Restate the whole listing word for word. Pictures are left out.

##### RAW DATA

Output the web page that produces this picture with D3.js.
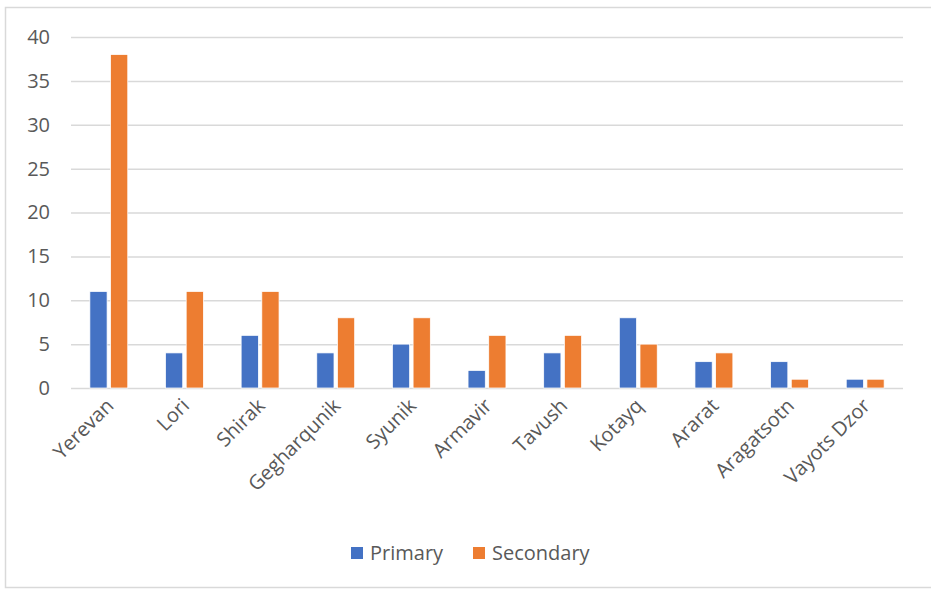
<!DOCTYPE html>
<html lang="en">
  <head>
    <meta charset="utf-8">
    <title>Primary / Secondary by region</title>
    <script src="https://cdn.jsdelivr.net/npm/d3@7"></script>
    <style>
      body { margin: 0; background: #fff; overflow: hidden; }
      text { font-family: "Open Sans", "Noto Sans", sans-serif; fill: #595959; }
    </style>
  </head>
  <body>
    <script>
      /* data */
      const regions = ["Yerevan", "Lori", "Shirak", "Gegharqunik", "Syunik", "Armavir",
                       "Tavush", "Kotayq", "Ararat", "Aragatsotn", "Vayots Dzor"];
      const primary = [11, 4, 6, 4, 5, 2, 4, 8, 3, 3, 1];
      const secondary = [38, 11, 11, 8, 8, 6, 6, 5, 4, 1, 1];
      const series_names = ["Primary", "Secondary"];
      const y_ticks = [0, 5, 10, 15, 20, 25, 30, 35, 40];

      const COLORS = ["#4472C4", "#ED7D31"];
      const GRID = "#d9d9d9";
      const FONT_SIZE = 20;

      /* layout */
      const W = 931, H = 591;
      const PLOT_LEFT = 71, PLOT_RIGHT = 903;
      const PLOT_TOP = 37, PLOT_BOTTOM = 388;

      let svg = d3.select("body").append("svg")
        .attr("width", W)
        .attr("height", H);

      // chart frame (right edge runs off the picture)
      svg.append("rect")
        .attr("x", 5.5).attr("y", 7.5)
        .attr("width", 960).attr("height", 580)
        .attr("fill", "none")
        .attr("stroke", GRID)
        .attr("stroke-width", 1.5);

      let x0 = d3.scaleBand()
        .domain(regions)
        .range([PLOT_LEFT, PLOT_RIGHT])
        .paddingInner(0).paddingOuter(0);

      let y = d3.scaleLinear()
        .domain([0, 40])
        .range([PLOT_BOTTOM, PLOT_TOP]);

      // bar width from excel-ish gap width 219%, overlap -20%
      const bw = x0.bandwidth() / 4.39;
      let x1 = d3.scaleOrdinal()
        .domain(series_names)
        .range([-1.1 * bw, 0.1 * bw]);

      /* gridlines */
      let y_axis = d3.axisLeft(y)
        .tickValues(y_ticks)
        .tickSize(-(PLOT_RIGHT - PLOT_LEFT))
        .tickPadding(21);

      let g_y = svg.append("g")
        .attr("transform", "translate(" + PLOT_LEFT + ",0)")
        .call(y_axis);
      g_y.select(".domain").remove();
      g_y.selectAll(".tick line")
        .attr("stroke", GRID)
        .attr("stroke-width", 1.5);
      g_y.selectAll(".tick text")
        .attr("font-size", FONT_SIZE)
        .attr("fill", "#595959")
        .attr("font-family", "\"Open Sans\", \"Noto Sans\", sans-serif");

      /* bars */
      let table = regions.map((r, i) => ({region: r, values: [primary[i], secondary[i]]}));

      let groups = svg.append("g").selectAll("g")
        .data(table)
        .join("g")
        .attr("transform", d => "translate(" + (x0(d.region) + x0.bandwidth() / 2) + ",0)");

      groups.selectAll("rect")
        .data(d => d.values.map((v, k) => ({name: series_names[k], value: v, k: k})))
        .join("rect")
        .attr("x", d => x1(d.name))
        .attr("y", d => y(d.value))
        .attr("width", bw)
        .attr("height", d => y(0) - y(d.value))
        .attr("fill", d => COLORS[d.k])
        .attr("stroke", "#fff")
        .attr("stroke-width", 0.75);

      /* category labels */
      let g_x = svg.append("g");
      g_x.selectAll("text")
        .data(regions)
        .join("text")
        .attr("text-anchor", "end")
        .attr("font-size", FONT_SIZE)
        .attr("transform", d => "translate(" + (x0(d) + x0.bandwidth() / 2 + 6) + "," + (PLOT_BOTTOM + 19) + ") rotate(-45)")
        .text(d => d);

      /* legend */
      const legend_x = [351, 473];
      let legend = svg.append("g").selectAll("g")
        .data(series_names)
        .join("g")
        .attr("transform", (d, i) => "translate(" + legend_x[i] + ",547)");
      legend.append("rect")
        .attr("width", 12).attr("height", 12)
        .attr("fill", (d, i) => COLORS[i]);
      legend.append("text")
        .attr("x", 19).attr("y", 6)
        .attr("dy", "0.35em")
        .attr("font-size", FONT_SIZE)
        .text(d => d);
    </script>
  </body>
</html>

##########

SOLUTION BELOW
Output the web page that produces this picture with D3.js.
<!DOCTYPE html>
<html lang="en">
  <head>
    <meta charset="utf-8">
    <title>Primary / Secondary by region</title>
    <script src="https://cdn.jsdelivr.net/npm/d3@7"></script>
    <style>
      body { margin: 0; background: #fff; overflow: hidden; }
      text { font-family: "Open Sans", "Noto Sans", sans-serif; fill: #595959; }
    </style>
  </head>
  <body>
    <script>
      /* data */
      const regions = ["Yerevan", "Lori", "Shirak", "Gegharqunik", "Syunik", "Armavir",
                       "Tavush", "Kotayq", "Ararat", "Aragatsotn", "Vayots Dzor"];
      const primary = [11, 4, 6, 4, 5, 2, 4, 8, 3, 3, 1];
      const secondary = [38, 11, 11, 8, 8, 6, 6, 5, 4, 1, 1];
      const series_names = ["Primary", "Secondary"];
      const y_ticks = [0, 5, 10, 15, 20, 25, 30, 35, 40];

      const COLORS = ["#4472C4", "#ED7D31"];
      const GRID = "#d9d9d9";
      const FONT_SIZE = 20;

      /* layout */
      const W = 931, H = 591;
      const PLOT_LEFT = 71, PLOT_RIGHT = 903;
      const PLOT_TOP = 37, PLOT_BOTTOM = 388;

      let svg = d3.select("body").append("svg")
        .attr("width", W)
        .attr("height", H);

      // chart frame (right edge runs off the picture)
      svg.append("rect")
        .attr("x", 5.5).attr("y", 7.5)
        .attr("width", 960).attr("height", 580)
        .attr("fill", "none")
        .attr("stroke", GRID)
        .attr("stroke-width", 1.5);

      let x0 = d3.scaleBand()
        .domain(regions)
        .range([PLOT_LEFT, PLOT_RIGHT])
        .paddingInner(0).paddingOuter(0);

      let y = d3.scaleLinear()
        .domain([0, 40])
        .range([PLOT_BOTTOM, PLOT_TOP]);

      // bar width from excel-ish gap width 219%, overlap -20%
      const bw = x0.bandwidth() / 4.39;
      let x1 = d3.scaleOrdinal()
        .domain(series_names)
        .range([-1.1 * bw, 0.1 * bw]);

      /* gridlines */
      let y_axis = d3.axisLeft(y)
        .tickValues(y_ticks)
        .tickSize(-(PLOT_RIGHT - PLOT_LEFT))
        .tickPadding(21);

      let g_y = svg.append("g")
        .attr("transform", "translate(" + PLOT_LEFT + ",0)")
        .call(y_axis);
      g_y.select(".domain").remove();
      g_y.selectAll(".tick line")
        .attr("stroke", GRID)
        .attr("stroke-width", 1.5);
      g_y.selectAll(".tick text")
        .attr("font-size", FONT_SIZE)
        .attr("fill", "#595959")
        .attr("font-family", "\"Open Sans\", \"Noto Sans\", sans-serif");

      /* bars */
      let table = regions.map((r, i) => ({region: r, values: [primary[i], secondary[i]]}));

      let groups = svg.append("g").selectAll("g")
        .data(table)
        .join("g")
        .attr("transform", d => "translate(" + (x0(d.region) + x0.bandwidth() / 2) + ",0)");

      groups.selectAll("rect")
        .data(d => d.values.map((v, k) => ({name: series_names[k], value: v, k: k})))
        .join("rect")
        .attr("x", d => x1(d.name))
        .attr("y", d => y(d.value))
        .attr("width", bw)
        .attr("height", d => y(0) - y(d.value))
        .attr("fill", d => COLORS[d.k])
        .attr("stroke", "#fff")
        .attr("stroke-width", 0.75);

      /* category labels */
      let g_x = svg.append("g");
      g_x.selectAll("text")
        .data(regions)
        .join("text")
        .attr("text-anchor", "end")
        .attr("font-size", FONT_SIZE)
        .attr("transform", d => "translate(" + (x0(d) + x0.bandwidth() / 2 + 6) + "," + (PLOT_BOTTOM + 19) + ") rotate(-45)")
        .text(d => d);

      /* legend */
      const legend_x = [351, 473];
      let legend = svg.append("g").selectAll("g")
        .data(series_names)
        .join("g")
        .attr("transform", (d, i) => "translate(" + legend_x[i] + ",547)");
      legend.append("rect")
        .attr("width", 12).attr("height", 12)
        .attr("fill", (d, i) => COLORS[i]);
      legend.append("text")
        .attr("x", 19).attr("y", 6)
        .attr("dy", "0.35em")
        .attr("font-size", FONT_SIZE)
        .text(d => d);
    </script>
  </body>
</html>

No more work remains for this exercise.